Michael Avenatti is teasing a presidential bid more than ever

Eduardo Munoz Alvarez/Getty ImagesMichael Avenatti.
  • Attorney Michael Avenatti is now teasing a 2020 presidential bid more than ever.
  • “We can’t relive 2016,” Avenatti tweeted. “I love this country, our values and our people too much to sit by while they are destroyed.”

Well it sure looks like attorney Michael Avenatti might run for president in 2020.

Avenatti, who is at the center of a number of the most prominent controversies involving President Donald Trump, tweeted Thursday that he “will run” for president if Trump seeks reelection, and that he believes no other candidate running on the Democratic side has a real shot at beating Trump. Avenatti said he’d run as a Democrat.

“We can’t relive 2016,” Avenatti tweeted. “I love this country, our values and our people too much to sit by while they are destroyed.”

He believes that Democrats need a non-traditional candidate to take on Trump, whom Avenatti noted beat a field full of experienced politicians on his way toward claiming the Republican nomination in 2016.

“To those that claim that only a traditional politician with ‘experience’ can beat Trump, go back & look at the results from 2016,” he tweeted. “He beat all 15 of those candidates that he faced (crushed many). If we go down the same path and are not smart, don’t be surprised with the result.”

Last week, Avenatti tweeted that it was “time for the Dems to be led by street fighters that are willing to engage and fight like hell.”

“Otherwise, Trump will make 2016 look like a warm-up lap,” he added.

How Avenatti is positioning himself for a run

Avenatti is the attorney for porn star Stormy Daniels, who who claims to have had an affair with Trump in 2006 and was paid before the election to keep silent. She is suing Trump and his longtime lawyer, Michael Cohen, in California seeking to void the nondisclosure agreement. That payment is also at the center of a criminal investigation into Cohen taking place in the Southern District of New York.

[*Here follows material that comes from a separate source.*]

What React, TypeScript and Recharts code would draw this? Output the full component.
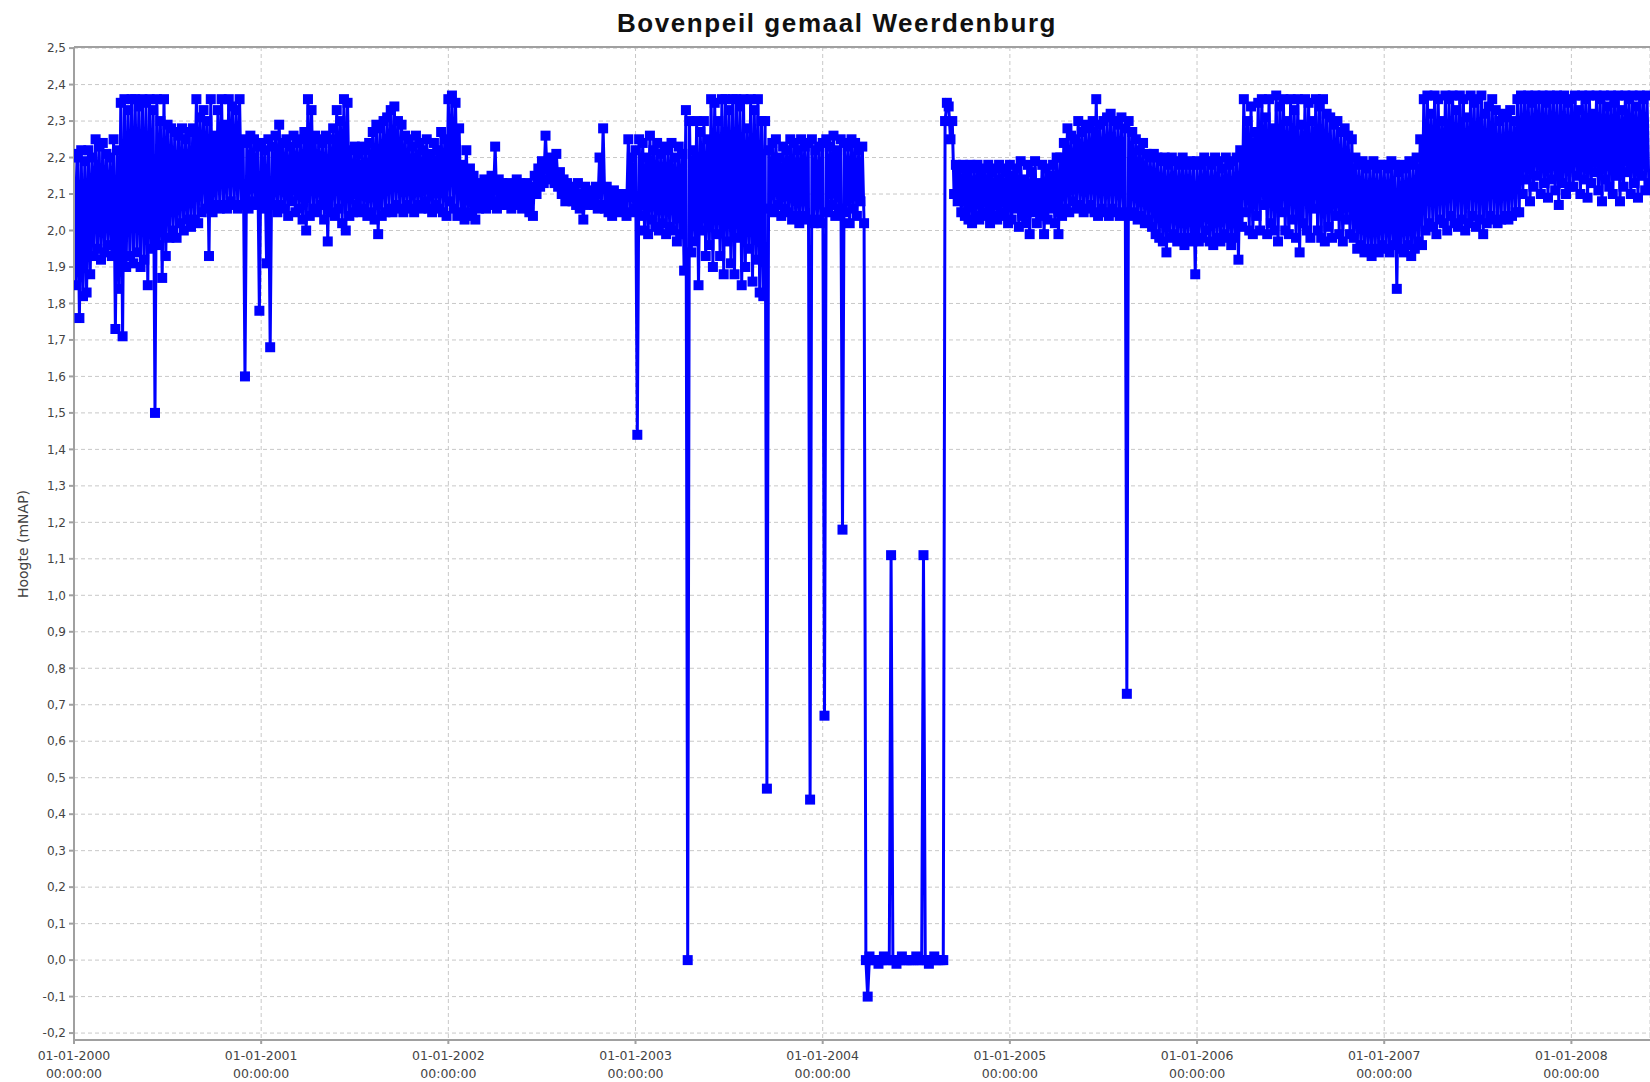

More recently, Avenatti jumped into the border crisis, seeking to help both detained migrant families that have been split up as a part of the Trump administration’s “zero tolerance” policy and whistleblowers working for law enforcement agencies and detention centres that have dealt with the recent influx of roughly 2,000 children who were separated from their parents as a part of the policy.

Late last week, Avenatti picked up another client who is wrapped up in a Trump news cycle: John Melendez, the comedian who successfully pranked called the president and was connected to him by White House senior adviser Jared Kushner.

Days earlier, Avenatti told Business Insider that he could “see why people might think” he is getting more involved politically.

“I haven’t made any determination as to what I’m going to do on a go-forward basis other than what I’ve been doing for 18 years, which is representing my clients,” he said.

Since then, he’s been more aggressively pitching himself as a possible politician. Avenatti told Newsweek on Wednesday that he “absolutely” believes he could beat Trump in 2020.

“I think I would be his worst nightmare,” he said, adding that “it would be an extremely contentious campaign, no holds barred, and very close.”

Still, Avenatti said he is “a long way from deciding if I’m going to run or not.”